Thanks @ziheng for bringing up this topic! Automatic object generation is an important functionality that could significantly lower the burden of especially cross-language developers.
I think we all agree that the functionality itself is desirable, and the way we design the schema fields and customized methods.
It looks like our disagreement comes from the choice of language, i.e. Python vs JSON/YAML. It certainly makes sense that more discussions are meaningful because the choice will profoundly impact on all the future development.
I would love to compare Python and JSON in the following dimensions.
D1. Parsing. As a general purposed language, Python is certainly harder to parse than JSON, and as @tkonolige said, there are fewer libraries support. If some day we want to implement a parser in C++/rust for Python, it would be much more trouble than JSON. However, I would argue that
- Parsing is not part of TVM’s compilation pipeline - it is only the object schema’s compilation pipeline.
- Technically, as @tqchen said, we neither really need a parser for python, nor touch the python AST - we can inspect on the python class instead, using python’s standard APIs, which is more stable than Python AST itself.

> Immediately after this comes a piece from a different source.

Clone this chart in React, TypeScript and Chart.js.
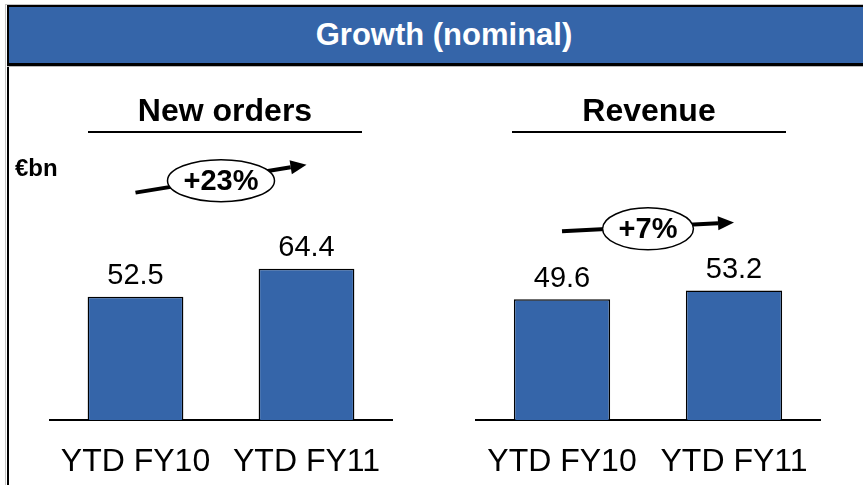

Therefore, the case is that in Python we don’t really need to parse or touch the AST, while in JSON we need. IMO, my understanding is that python is not that bad in this particular task, especially when we do not really need to do parsing. I would score 9/10 for Python, and 10/10 for JSON.
D2. Concision. JSON is supposed to be (somewhat) human-readable. However, it is not always the case in reality. In our particular case, we can define an object in python with each of its fields listed in a single line, like:
class Add(PrimExpr): # <= inheritance
""" docs """
lhs: PrimExpr # <= name and type of the field
rhs: PrimExpr
# you can insert whatever comments too
However, in JSON, it lacks the concise support of those structure. It gets long and tedious quite easily, especially when you want to bring in customization.
Therefore, due to the fact that JSON does not provide the functionalities that a language usually have (e.g. succint type annotation, comments), I personally prefer Python to JSON in concision, with Python 10/10 and JSON 5/10.
D3. Recursive containers. Containers are used quite frequently in TVM. For example, we do have to handle types like Array<PrimExpr>
, Map<Instruction, Array<ObjectRef>>
. With python syntax, we can write it in a single line with python’s builtin type annotation:
array: List[PrimExpr]
map: Dict[Instruction, List[ObjectRef]]
However, as we have discussed in D2, JSON does not provide approachable syntax to allow customization in a human-readable way. Just imagine what it will look like in JSON.
IMHO, for open source contributors who have limited time to learn the core infra, the tooling must be really easy to use. we would prefer that the core developers to spend a bit longer (although not actually) to make the infra cool and robust, rather than asking OSS contributors to spend their valuable time figuring things out. In this particular case, I really want to advocate Python than JSON. It is a 10/10 vs 3/10.